> [WHAT YOU WILL DO]: Drop every picture, then transcribe the remaining data exactly.

> [DATA SHOWN]:
>> Begin
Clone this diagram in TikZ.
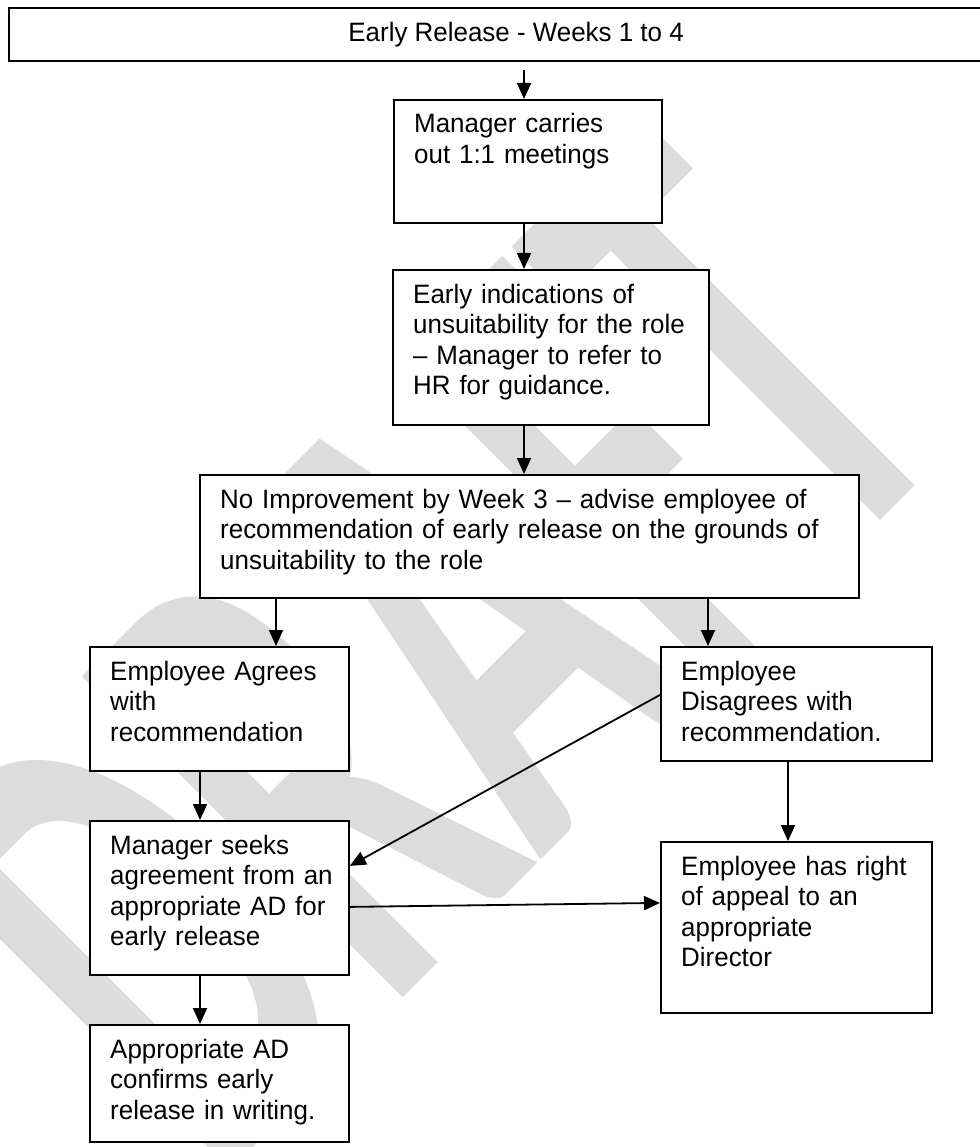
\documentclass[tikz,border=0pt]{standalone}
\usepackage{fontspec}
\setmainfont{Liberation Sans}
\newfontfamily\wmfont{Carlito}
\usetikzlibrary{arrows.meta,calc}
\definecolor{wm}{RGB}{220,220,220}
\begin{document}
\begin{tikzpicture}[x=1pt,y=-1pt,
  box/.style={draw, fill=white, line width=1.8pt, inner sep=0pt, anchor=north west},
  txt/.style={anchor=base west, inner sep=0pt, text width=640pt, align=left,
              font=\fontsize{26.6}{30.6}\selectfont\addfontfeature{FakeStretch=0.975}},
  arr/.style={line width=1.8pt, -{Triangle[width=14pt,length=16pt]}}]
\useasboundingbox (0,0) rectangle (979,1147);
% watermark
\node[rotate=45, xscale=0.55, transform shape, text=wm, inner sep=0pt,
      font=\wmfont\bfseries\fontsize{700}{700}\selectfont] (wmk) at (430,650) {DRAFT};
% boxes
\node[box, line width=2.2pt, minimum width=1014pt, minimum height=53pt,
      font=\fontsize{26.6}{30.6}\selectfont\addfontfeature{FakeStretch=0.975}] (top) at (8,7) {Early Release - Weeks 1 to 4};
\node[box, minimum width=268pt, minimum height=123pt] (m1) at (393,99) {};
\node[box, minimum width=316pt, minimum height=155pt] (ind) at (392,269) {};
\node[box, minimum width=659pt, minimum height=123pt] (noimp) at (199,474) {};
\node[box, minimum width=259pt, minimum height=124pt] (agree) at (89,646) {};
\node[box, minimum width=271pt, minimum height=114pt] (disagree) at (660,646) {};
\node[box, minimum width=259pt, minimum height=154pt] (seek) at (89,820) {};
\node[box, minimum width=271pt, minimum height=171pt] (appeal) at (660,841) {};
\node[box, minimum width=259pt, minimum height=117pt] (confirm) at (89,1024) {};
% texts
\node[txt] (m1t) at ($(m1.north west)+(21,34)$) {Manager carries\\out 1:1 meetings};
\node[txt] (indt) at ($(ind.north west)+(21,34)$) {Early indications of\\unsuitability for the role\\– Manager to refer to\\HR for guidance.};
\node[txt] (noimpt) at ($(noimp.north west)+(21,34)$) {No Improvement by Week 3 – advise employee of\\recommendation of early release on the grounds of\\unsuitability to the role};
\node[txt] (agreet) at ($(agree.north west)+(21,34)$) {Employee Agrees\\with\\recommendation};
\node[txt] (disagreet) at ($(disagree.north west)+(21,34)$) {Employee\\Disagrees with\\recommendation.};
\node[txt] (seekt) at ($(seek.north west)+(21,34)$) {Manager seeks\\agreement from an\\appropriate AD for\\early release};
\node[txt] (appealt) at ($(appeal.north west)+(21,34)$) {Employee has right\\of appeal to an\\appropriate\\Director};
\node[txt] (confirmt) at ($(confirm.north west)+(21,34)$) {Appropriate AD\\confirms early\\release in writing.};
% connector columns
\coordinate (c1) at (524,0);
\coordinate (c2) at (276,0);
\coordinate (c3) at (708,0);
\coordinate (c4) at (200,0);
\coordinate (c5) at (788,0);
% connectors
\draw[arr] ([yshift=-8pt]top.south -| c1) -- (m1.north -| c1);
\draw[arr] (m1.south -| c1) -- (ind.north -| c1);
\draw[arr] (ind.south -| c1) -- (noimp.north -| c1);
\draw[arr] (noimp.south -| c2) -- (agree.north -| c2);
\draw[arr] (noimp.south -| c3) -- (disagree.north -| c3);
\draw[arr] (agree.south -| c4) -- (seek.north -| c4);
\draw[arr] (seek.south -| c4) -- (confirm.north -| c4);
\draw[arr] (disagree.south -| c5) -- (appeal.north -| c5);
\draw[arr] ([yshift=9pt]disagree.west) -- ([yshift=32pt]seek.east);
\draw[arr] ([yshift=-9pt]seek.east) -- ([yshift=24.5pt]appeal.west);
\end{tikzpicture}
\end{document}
>> End
> [ANSWER TO THIS TASK]:
Clone this diagram in TikZ.
\documentclass[tikz,border=0pt]{standalone}
\usepackage{fontspec}
\setmainfont{Liberation Sans}
\newfontfamily\wmfont{Carlito}
\usetikzlibrary{arrows.meta,calc}
\definecolor{wm}{RGB}{220,220,220}
\begin{document}
\begin{tikzpicture}[x=1pt,y=-1pt,
  box/.style={draw, fill=white, line width=1.8pt, inner sep=0pt, anchor=north west},
  txt/.style={anchor=base west, inner sep=0pt, text width=640pt, align=left,
              font=\fontsize{26.6}{30.6}\selectfont\addfontfeature{FakeStretch=0.975}},
  arr/.style={line width=1.8pt, -{Triangle[width=14pt,length=16pt]}}]
\useasboundingbox (0,0) rectangle (979,1147);
% watermark
\node[rotate=45, xscale=0.55, transform shape, text=wm, inner sep=0pt,
      font=\wmfont\bfseries\fontsize{700}{700}\selectfont] (wmk) at (430,650) {DRAFT};
% boxes
\node[box, line width=2.2pt, minimum width=1014pt, minimum height=53pt,
      font=\fontsize{26.6}{30.6}\selectfont\addfontfeature{FakeStretch=0.975}] (top) at (8,7) {Early Release - Weeks 1 to 4};
\node[box, minimum width=268pt, minimum height=123pt] (m1) at (393,99) {};
\node[box, minimum width=316pt, minimum height=155pt] (ind) at (392,269) {};
\node[box, minimum width=659pt, minimum height=123pt] (noimp) at (199,474) {};
\node[box, minimum width=259pt, minimum height=124pt] (agree) at (89,646) {};
\node[box, minimum width=271pt, minimum height=114pt] (disagree) at (660,646) {};
\node[box, minimum width=259pt, minimum height=154pt] (seek) at (89,820) {};
\node[box, minimum width=271pt, minimum height=171pt] (appeal) at (660,841) {};
\node[box, minimum width=259pt, minimum height=117pt] (confirm) at (89,1024) {};
% texts
\node[txt] (m1t) at ($(m1.north west)+(21,34)$) {Manager carries\\out 1:1 meetings};
\node[txt] (indt) at ($(ind.north west)+(21,34)$) {Early indications of\\unsuitability for the role\\– Manager to refer to\\HR for guidance.};
\node[txt] (noimpt) at ($(noimp.north west)+(21,34)$) {No Improvement by Week 3 – advise employee of\\recommendation of early release on the grounds of\\unsuitability to the role};
\node[txt] (agreet) at ($(agree.north west)+(21,34)$) {Employee Agrees\\with\\recommendation};
\node[txt] (disagreet) at ($(disagree.north west)+(21,34)$) {Employee\\Disagrees with\\recommendation.};
\node[txt] (seekt) at ($(seek.north west)+(21,34)$) {Manager seeks\\agreement from an\\appropriate AD for\\early release};
\node[txt] (appealt) at ($(appeal.north west)+(21,34)$) {Employee has right\\of appeal to an\\appropriate\\Director};
\node[txt] (confirmt) at ($(confirm.north west)+(21,34)$) {Appropriate AD\\confirms early\\release in writing.};
% connector columns
\coordinate (c1) at (524,0);
\coordinate (c2) at (276,0);
\coordinate (c3) at (708,0);
\coordinate (c4) at (200,0);
\coordinate (c5) at (788,0);
% connectors
\draw[arr] ([yshift=-8pt]top.south -| c1) -- (m1.north -| c1);
\draw[arr] (m1.south -| c1) -- (ind.north -| c1);
\draw[arr] (ind.south -| c1) -- (noimp.north -| c1);
\draw[arr] (noimp.south -| c2) -- (agree.north -| c2);
\draw[arr] (noimp.south -| c3) -- (disagree.north -| c3);
\draw[arr] (agree.south -| c4) -- (seek.north -| c4);
\draw[arr] (seek.south -| c4) -- (confirm.north -| c4);
\draw[arr] (disagree.south -| c5) -- (appeal.north -| c5);
\draw[arr] ([yshift=9pt]disagree.west) -- ([yshift=32pt]seek.east);
\draw[arr] ([yshift=-9pt]seek.east) -- ([yshift=24.5pt]appeal.west);
\end{tikzpicture}
\end{document}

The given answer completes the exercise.